**STORED RECORDS**
════════════════

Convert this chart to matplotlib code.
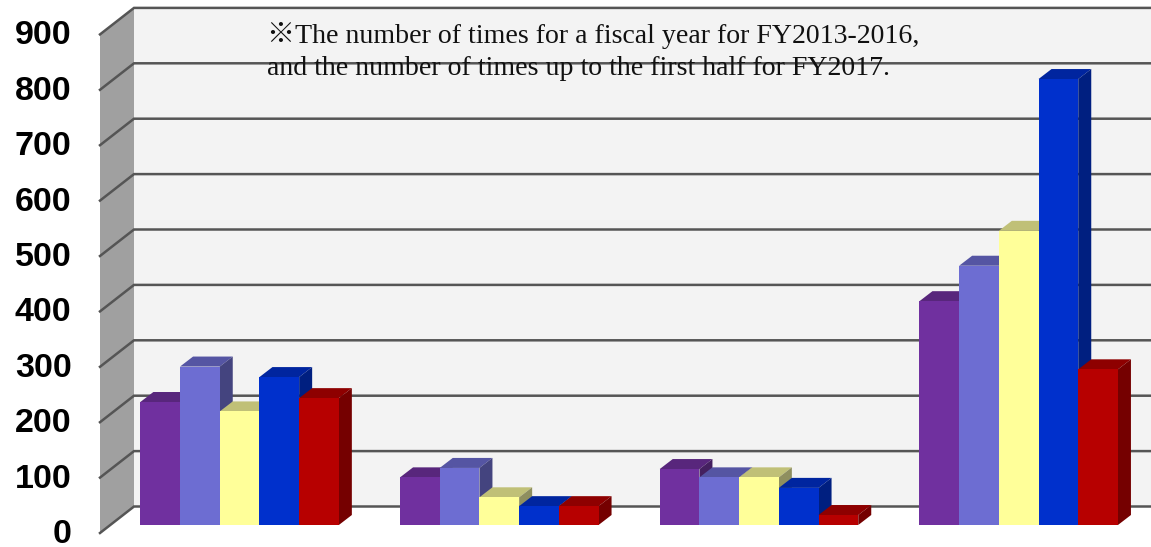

════════════════

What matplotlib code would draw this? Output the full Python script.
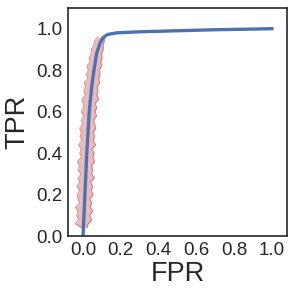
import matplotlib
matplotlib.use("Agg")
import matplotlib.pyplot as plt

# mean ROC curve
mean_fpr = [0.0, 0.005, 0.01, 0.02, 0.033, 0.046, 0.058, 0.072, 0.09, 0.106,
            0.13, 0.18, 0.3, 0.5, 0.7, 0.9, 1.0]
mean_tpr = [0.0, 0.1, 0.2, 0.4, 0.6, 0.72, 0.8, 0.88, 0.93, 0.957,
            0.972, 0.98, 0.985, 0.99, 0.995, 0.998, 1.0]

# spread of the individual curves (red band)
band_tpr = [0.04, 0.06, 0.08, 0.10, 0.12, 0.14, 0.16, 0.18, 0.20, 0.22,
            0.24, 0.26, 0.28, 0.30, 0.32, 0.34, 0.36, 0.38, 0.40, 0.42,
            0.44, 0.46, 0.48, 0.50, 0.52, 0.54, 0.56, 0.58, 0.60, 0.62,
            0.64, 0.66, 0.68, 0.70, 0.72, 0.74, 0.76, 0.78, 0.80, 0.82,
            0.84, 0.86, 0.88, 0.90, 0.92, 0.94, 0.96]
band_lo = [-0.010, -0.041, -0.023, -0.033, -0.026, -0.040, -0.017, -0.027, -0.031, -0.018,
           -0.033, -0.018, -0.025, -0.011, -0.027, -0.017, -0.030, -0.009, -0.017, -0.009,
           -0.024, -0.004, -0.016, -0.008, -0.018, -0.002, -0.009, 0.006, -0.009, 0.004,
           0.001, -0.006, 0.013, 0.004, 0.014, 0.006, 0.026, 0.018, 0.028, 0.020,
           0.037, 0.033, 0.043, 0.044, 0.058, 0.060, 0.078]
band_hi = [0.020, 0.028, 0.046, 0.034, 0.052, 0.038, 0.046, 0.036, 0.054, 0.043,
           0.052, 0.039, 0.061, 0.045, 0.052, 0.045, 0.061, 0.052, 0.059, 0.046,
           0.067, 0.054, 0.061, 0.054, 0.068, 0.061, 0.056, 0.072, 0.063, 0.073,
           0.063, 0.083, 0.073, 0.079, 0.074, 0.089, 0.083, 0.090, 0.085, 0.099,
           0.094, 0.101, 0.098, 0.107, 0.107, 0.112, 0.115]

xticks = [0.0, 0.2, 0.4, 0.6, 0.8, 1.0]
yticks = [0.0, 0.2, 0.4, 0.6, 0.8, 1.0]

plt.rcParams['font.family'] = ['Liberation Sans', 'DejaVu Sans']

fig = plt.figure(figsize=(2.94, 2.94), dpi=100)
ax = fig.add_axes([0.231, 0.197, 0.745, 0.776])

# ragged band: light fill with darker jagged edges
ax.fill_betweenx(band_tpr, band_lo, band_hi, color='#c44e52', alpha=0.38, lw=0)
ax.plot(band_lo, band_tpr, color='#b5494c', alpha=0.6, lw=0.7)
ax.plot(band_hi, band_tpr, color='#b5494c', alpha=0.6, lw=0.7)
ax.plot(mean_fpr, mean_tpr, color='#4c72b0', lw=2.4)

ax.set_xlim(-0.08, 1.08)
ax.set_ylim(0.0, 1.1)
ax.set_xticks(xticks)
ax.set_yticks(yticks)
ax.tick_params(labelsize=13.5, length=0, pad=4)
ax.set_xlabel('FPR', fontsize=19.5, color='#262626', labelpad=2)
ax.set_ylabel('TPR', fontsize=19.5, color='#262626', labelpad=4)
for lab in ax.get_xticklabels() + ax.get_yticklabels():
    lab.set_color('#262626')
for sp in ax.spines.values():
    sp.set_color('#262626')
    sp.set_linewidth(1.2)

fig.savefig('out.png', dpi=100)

════════════════

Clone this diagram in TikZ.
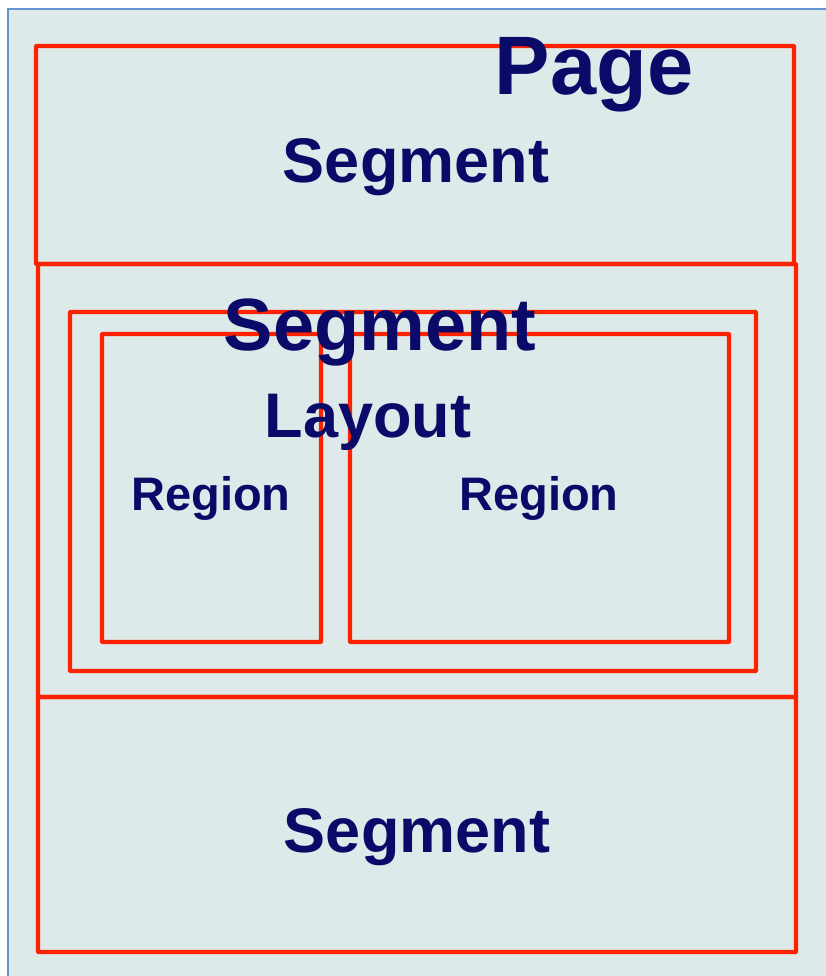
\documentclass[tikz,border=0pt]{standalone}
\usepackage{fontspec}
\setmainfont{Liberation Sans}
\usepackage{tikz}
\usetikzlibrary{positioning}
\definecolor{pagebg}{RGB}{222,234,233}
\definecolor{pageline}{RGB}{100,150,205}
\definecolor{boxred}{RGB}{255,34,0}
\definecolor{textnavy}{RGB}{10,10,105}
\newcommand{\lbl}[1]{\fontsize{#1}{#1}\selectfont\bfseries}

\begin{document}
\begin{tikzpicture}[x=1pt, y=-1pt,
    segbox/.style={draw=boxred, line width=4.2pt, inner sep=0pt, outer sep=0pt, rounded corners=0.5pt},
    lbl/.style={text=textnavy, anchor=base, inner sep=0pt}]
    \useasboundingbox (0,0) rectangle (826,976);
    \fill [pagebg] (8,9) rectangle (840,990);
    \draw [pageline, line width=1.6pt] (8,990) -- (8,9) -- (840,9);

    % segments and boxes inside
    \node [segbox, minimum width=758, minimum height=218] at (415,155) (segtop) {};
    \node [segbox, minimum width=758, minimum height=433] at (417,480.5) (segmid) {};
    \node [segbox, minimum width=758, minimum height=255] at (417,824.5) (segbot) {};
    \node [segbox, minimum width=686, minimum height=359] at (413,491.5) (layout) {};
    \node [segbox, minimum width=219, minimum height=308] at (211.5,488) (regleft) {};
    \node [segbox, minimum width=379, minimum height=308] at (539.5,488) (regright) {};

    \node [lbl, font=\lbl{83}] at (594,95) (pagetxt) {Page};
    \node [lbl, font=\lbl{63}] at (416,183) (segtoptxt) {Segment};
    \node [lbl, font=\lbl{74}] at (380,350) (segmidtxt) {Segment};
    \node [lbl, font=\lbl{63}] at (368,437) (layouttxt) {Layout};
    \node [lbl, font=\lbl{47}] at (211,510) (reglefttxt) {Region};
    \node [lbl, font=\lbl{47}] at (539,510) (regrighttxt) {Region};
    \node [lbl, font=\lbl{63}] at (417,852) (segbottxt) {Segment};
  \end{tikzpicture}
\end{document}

════════════════

**CHALLENGE**
Nothing but the lines from the one with "Clone this diagram in TikZ." down to the one with "minimum width=379, minimum" should be printed, both of them included. Leave out the pictures.

**WRITTEN ANSWER**
Clone this diagram in TikZ.
\documentclass[tikz,border=0pt]{standalone}
\usepackage{fontspec}
\setmainfont{Liberation Sans}
\usepackage{tikz}
\usetikzlibrary{positioning}
\definecolor{pagebg}{RGB}{222,234,233}
\definecolor{pageline}{RGB}{100,150,205}
\definecolor{boxred}{RGB}{255,34,0}
\definecolor{textnavy}{RGB}{10,10,105}
\newcommand{\lbl}[1]{\fontsize{#1}{#1}\selectfont\bfseries}

\begin{document}
\begin{tikzpicture}[x=1pt, y=-1pt,
    segbox/.style={draw=boxred, line width=4.2pt, inner sep=0pt, outer sep=0pt, rounded corners=0.5pt},
    lbl/.style={text=textnavy, anchor=base, inner sep=0pt}]
    \useasboundingbox (0,0) rectangle (826,976);
    \fill [pagebg] (8,9) rectangle (840,990);
    \draw [pageline, line width=1.6pt] (8,990) -- (8,9) -- (840,9);

    % segments and boxes inside
    \node [segbox, minimum width=758, minimum height=218] at (415,155) (segtop) {};
    \node [segbox, minimum width=758, minimum height=433] at (417,480.5) (segmid) {};
    \node [segbox, minimum width=758, minimum height=255] at (417,824.5) (segbot) {};
    \node [segbox, minimum width=686, minimum height=359] at (413,491.5) (layout) {};
    \node [segbox, minimum width=219, minimum height=308] at (211.5,488) (regleft) {};
    \node [segbox, minimum width=379, minimum height=308] at (539.5,488) (regright) {};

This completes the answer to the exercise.